Changes were made to the weight distribution, aero balance, roll bars, springs and, perhaps most notably, wing level. The downforce level was reduced into Saturday, regardless of the prospect of rain on race day. The desperate search for balance overrode the usual imperatives.
But even into Q1 (where Verstappen was only sixth-fastest, a quarter of a second off Oscar Piastri’s McLaren), Max was complaining that he just had no front tyre grip. He was even further adrift (of Lando Norris’ McLaren) in Q2. Although his first Q3 run put him second only to Piastri, he remained a chunky 0.27s off.
Some of what followed was fine-tuning the tyre prep lap so as to have optimum front temperatures at the start of the lap. But most of it was just a great driver finding himself in a situation where he could throw caution to the wind around a circuit where that pays back in laptime to a much greater extent than most. He was genuinely thrilled afterwards, the adrenaline clearly still coursing through him.
“There were a couple of places I wasn’t sure it was going to stick,” he said. “The exit of T1/entry to Turn 2. Turns 6-7 [at the top of the Esses], Spoon... those places.” Indeed the speed he carried into that first turn and, even more so, into Spoon, was extraordinary.
The low wing carried him down the end of the straights faster (323km/h vs Norris’ 318km/h just before T1). His beautifully coordinated feel for preventing good rotation through the esses from becoming time-consuming slides kept him in touch with a McLaren that was just grippier and more responsive through there. His final flourish was a super-late braking into the chicane – and it was there that he gained a decisive advantage over Norris.
But while accepting the car had been good enough to provide him with this half-chance, Verstappen was adamant it is still a problematic car. “We are still struggling with the through-corner balance,” he said. "On low fuel and new tyres you can mask it a bit and just send it and see, hope that it sticks.” It somehow stuck. In the tiny margin of that 'somehow' Verstappen worked his magic.
Oscar Piastri just didn’t have a good handle on Turn 2 at any point. It was always a little hit and miss for him there and on his final Q3 lap he dropped a big chunk. Too much even for a superb remainder of the lap to get him any better than third. Norris, meanwhile, noted that at all the places particularly demanding of the front end he struggled to match Piastri.

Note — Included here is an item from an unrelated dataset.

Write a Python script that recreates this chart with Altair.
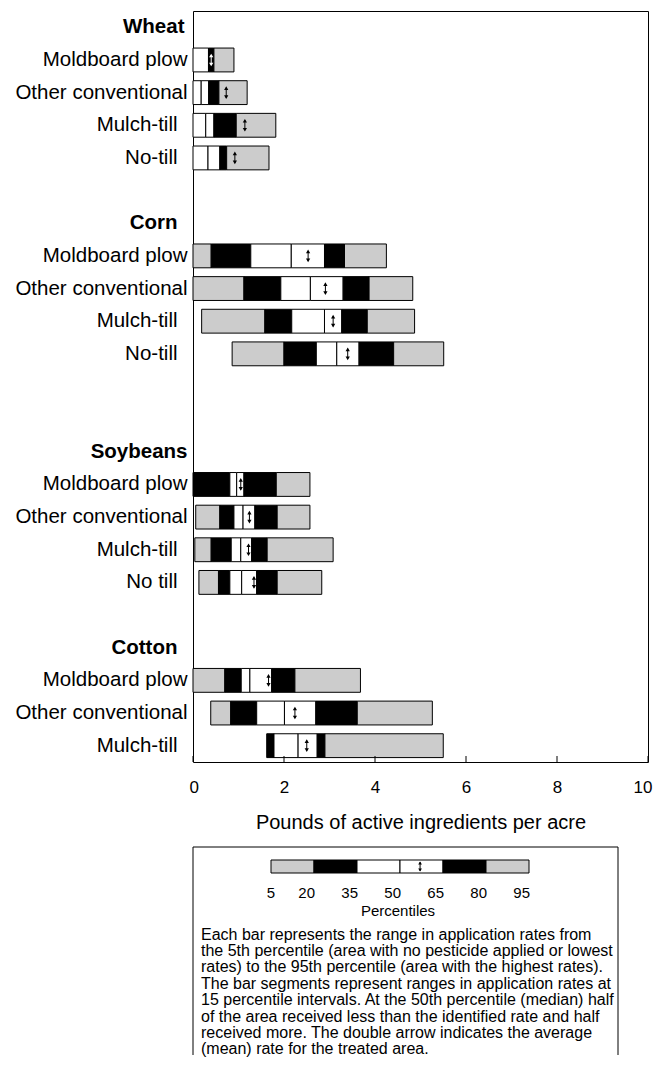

But it turned out Piastri wasn’t who he needed to be worrying about. The McLaren boys attacked a tricky track in a super-fast car in an appropriately aggressive way. But they had no need to be trying for anything desperate with an apparent advantage over the rest of around 0.25s.
Verstappen was freed from any constraints on this day. Maybe some rain might allow him to keep weaving the magic on race day.